Let us consider MLE and Hodges’ estimators from the previous Section. Fix any $h\in \mathbb{R}$ and consider $\mu_n = \mu + h/\sqrt{n} = h/\sqrt{n}$. We have:

• For any $n$, it holds for MLE $\overline{X}_n$ that: $\overline{X}_n\sim \mathcal{N}(\mu_n,1/n)$. Therefore, $\sqrt{n}(\overline{X}_n-\mu_n)\sim \mathcal{N}(0,1)$, and hence, the limiting (exact in this case) distribution doesn’t depend on $h$.

• Note that: $\overline{X}_n \overset{d}{=}\mu_n+\frac{1}{\sqrt{n}}Z$ for $Z\sim\mathcal{N}(0,1)$. For Hodges’ estimator, it holds that:

  $$\begin{aligned} \hat\mu_n &= \overline{X}_n \times \textbf{1}\{|\overline{X}_n|> n^{-1/4}\}\\ &= \Big( \mu_n+\frac{1}{\sqrt{n}}Z \Big) \times \textbf{1}\{| \mu_n+\frac{1}{\sqrt{n}}Z |> n^{-1/4}\} \\ &= \Big( \frac{h}{\sqrt{n}}+\frac{1}{\sqrt{n}}Z \Big) \times \textbf{1}\{| \frac{h}{\sqrt{n}}+\frac{1}{\sqrt{n}}Z |> n^{-1/4}\}\\ &= \frac{1}{\sqrt{n}} \Big( h+Z \Big) \times \textbf{1}\{| h+Z |> n^{1/4}\}. \end{aligned}$$

  Therefore, we have:

  $$\begin{aligned} \sqrt{n} (\hat\mu_n - \mu_n) &= \sqrt{n} \hat\mu_n - h\\ &= \Big( h+Z \Big) \times \textbf{1}\{| h+Z |> n^{1/4}\} - h. \end{aligned}$$

  Note that $W_n:=\textbf{1}\{| h+Z |> n^{1/4}\}$ defines a sequence of Bernoulli random variables.

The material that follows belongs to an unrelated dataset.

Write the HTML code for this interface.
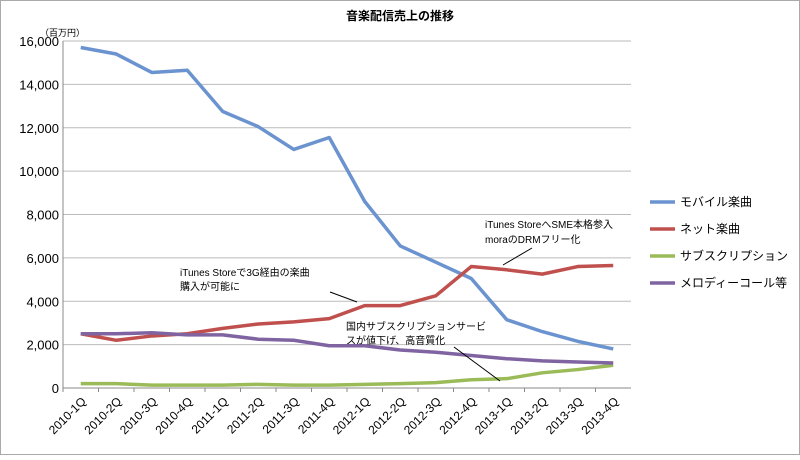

We can easily show that $W_n \overset{d}{\to}0$. Indeed, we only need to show that for any $c\in(0,1)$, $P(W_n\leq c)\to 1$ as $n\to\infty$. Indeed,

  $$\begin{aligned} P(W_n\leq c) &=P(W_n=0) \\ &= P(| h+Z |\leq n^{1/4})\\ & = \Phi(n^{1/4}-h)-\Phi(-n^{1/4}-h)\overset{n\to\infty}{\to} 1. \end{aligned}$$

  Therefore (using Slutsky’s theorem)

  $$\begin{aligned} \Big( h+Z \Big) \times \textbf{1}\{| h+Z |\leq n^{1/4}\} - h \overset{d}{\to} -h, \end{aligned}$$

  and hence, we conclude that Hodges’ estimator is not regular at zero.

Conclusion

This is the first post in a series, and there is a lot more to cover. For example, James-Stein estimator — another famous example of a non-regular estimator — deserves a separate discussion on its own (as well as the corresponding implications like inadmissibility of MLE, etc.). Regularity plays an important role in asympotic analysis of efficient estimators, and will also be recalled in future posts.